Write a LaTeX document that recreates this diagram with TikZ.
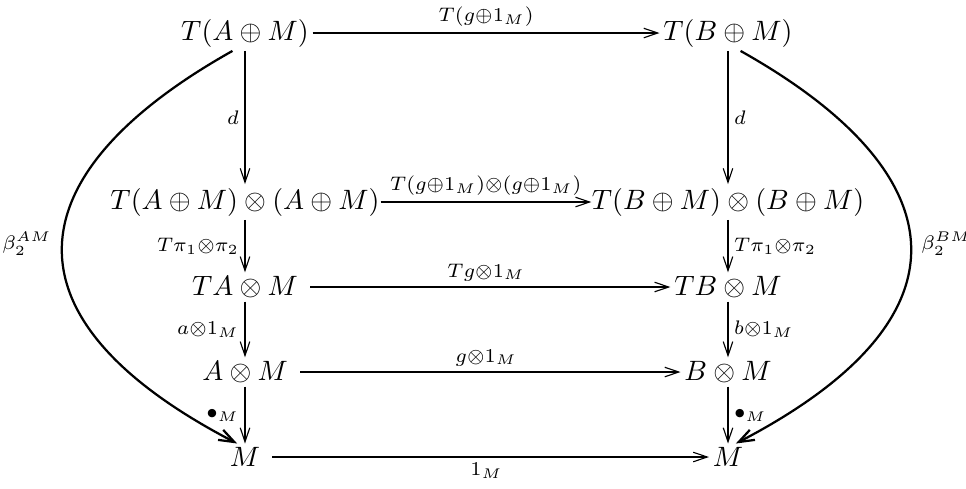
\documentclass[tikz,border=0pt]{standalone}
\usepackage{amsmath,amssymb}
\usepackage{tikz}
\usetikzlibrary{arrows.meta}

\begin{document}
\begin{tikzpicture}[x=35.7pt,y=35.7pt,
  obj/.style={inner sep=1.2pt},
  mor/.style={-{Straight Barb[length=5pt,width=3.4pt]}, line width=0.4pt},
  bendarr/.style={-{Straight Barb[length=5.5pt,width=4pt]}, line width=0.8pt},
  lab/.style={inner sep=2pt}]
\useasboundingbox (0,0) rectangle (9.66,-4.88);

% Left column
\node[obj] (TA)  at (2.45,-0.33) {$T(A\oplus M)$};
\node[obj] (TAA) at (2.45,-2.02) {$T(A\oplus M)\otimes(A\oplus M)$};
\node[obj] (TAM) at (2.45,-2.87) {$TA\otimes M$};
\node[obj] (AM)  at (2.45,-3.72) {$A\otimes M$};
\node[obj] (ML)  at (2.45,-4.57) {$M$};

% Right column
\node[obj] (TB)  at (7.28,-0.33) {$T(B\oplus M)$};
\node[obj] (TBB) at (7.28,-2.02) {$T(B\oplus M)\otimes(B\oplus M)$};
\node[obj] (TBM) at (7.28,-2.87) {$TB\otimes M$};
\node[obj] (BM)  at (7.28,-3.72) {$B\otimes M$};
\node[obj] (MR)  at (7.28,-4.57) {$M$};

% Horizontal arrows
\draw[mor] (TA) -- node[lab,above] {$\scriptstyle T(g\oplus 1_M)$} (TB);
\draw[mor, shorten <=-1pt, shorten >=-1.2pt] (TAA) -- node[lab,above] {$\scriptstyle T(g\oplus 1_M)\otimes(g\oplus 1_M)$} (TBB);
\draw[mor, shorten <=3pt] (TAM) -- node[lab,above] {$\scriptstyle Tg\otimes 1_M$} (TBM);
\draw[mor, shorten <=3pt] (AM) -- node[lab,above] {$\scriptstyle g\otimes 1_M$} (BM);
\draw[mor, shorten <=3pt] (ML) -- node[lab,below] {$\scriptstyle 1_M$} (MR);

% Vertical arrows
\draw[mor] (TA) -- node[lab,left] {$\scriptstyle d$} (TAA);
\draw[mor] (TAA) -- node[lab,left] {$\scriptstyle T\pi_1\otimes\pi_2$} (TAM);
\draw[mor] (TAM) -- node[lab,left] {$\scriptstyle a\otimes 1_M$} (AM);
\draw[mor] (AM) -- node[lab,left] {$\scriptstyle \bullet_M$} (ML);
\draw[mor] (TB) -- node[lab,right] {$\scriptstyle d$} (TBB);
\draw[mor] (TBB) -- node[lab,right] {$\scriptstyle T\pi_1\otimes\pi_2$} (TBM);
\draw[mor] (TBM) -- node[lab,right] {$\scriptstyle b\otimes 1_M$} (BM);
\draw[mor] (BM) -- node[lab,right] {$\scriptstyle \bullet_M$} (MR);

% Outer curves
\draw[bendarr] (TA.-125) .. controls (0.20,-1.70) and (-0.10,-3.15) .. node[lab,left,inner sep=3.5pt] {$\scriptstyle \beta_2^{AM}$} (ML.120);
\draw[bendarr] (TB.-55) .. controls (9.53,-1.70) and (9.83,-3.15) .. node[lab,right,inner sep=3.5pt] {$\scriptstyle \beta_2^{BM}$} (MR.60);
\end{tikzpicture}
\end{document}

◆ Work to complete ◆
Repeat the data above exactly, but not the pictures.

◆ Response ◆
Write a LaTeX document that recreates this diagram with TikZ.
\documentclass[tikz,border=0pt]{standalone}
\usepackage{amsmath,amssymb}
\usepackage{tikz}
\usetikzlibrary{arrows.meta}

\begin{document}
\begin{tikzpicture}[x=35.7pt,y=35.7pt,
  obj/.style={inner sep=1.2pt},
  mor/.style={-{Straight Barb[length=5pt,width=3.4pt]}, line width=0.4pt},
  bendarr/.style={-{Straight Barb[length=5.5pt,width=4pt]}, line width=0.8pt},
  lab/.style={inner sep=2pt}]
\useasboundingbox (0,0) rectangle (9.66,-4.88);

% Left column
\node[obj] (TA)  at (2.45,-0.33) {$T(A\oplus M)$};
\node[obj] (TAA) at (2.45,-2.02) {$T(A\oplus M)\otimes(A\oplus M)$};
\node[obj] (TAM) at (2.45,-2.87) {$TA\otimes M$};
\node[obj] (AM)  at (2.45,-3.72) {$A\otimes M$};
\node[obj] (ML)  at (2.45,-4.57) {$M$};

% Right column
\node[obj] (TB)  at (7.28,-0.33) {$T(B\oplus M)$};
\node[obj] (TBB) at (7.28,-2.02) {$T(B\oplus M)\otimes(B\oplus M)$};
\node[obj] (TBM) at (7.28,-2.87) {$TB\otimes M$};
\node[obj] (BM)  at (7.28,-3.72) {$B\otimes M$};
\node[obj] (MR)  at (7.28,-4.57) {$M$};

% Horizontal arrows
\draw[mor] (TA) -- node[lab,above] {$\scriptstyle T(g\oplus 1_M)$} (TB);
\draw[mor, shorten <=-1pt, shorten >=-1.2pt] (TAA) -- node[lab,above] {$\scriptstyle T(g\oplus 1_M)\otimes(g\oplus 1_M)$} (TBB);
\draw[mor, shorten <=3pt] (TAM) -- node[lab,above] {$\scriptstyle Tg\otimes 1_M$} (TBM);
\draw[mor, shorten <=3pt] (AM) -- node[lab,above] {$\scriptstyle g\otimes 1_M$} (BM);
\draw[mor, shorten <=3pt] (ML) -- node[lab,below] {$\scriptstyle 1_M$} (MR);

% Vertical arrows
\draw[mor] (TA) -- node[lab,left] {$\scriptstyle d$} (TAA);
\draw[mor] (TAA) -- node[lab,left] {$\scriptstyle T\pi_1\otimes\pi_2$} (TAM);
\draw[mor] (TAM) -- node[lab,left] {$\scriptstyle a\otimes 1_M$} (AM);
\draw[mor] (AM) -- node[lab,left] {$\scriptstyle \bullet_M$} (ML);
\draw[mor] (TB) -- node[lab,right] {$\scriptstyle d$} (TBB);
\draw[mor] (TBB) -- node[lab,right] {$\scriptstyle T\pi_1\otimes\pi_2$} (TBM);
\draw[mor] (TBM) -- node[lab,right] {$\scriptstyle b\otimes 1_M$} (BM);
\draw[mor] (BM) -- node[lab,right] {$\scriptstyle \bullet_M$} (MR);

% Outer curves
\draw[bendarr] (TA.-125) .. controls (0.20,-1.70) and (-0.10,-3.15) .. node[lab,left,inner sep=3.5pt] {$\scriptstyle \beta_2^{AM}$} (ML.120);
\draw[bendarr] (TB.-55) .. controls (9.53,-1.70) and (9.83,-3.15) .. node[lab,right,inner sep=3.5pt] {$\scriptstyle \beta_2^{BM}$} (MR.60);
\end{tikzpicture}
\end{document}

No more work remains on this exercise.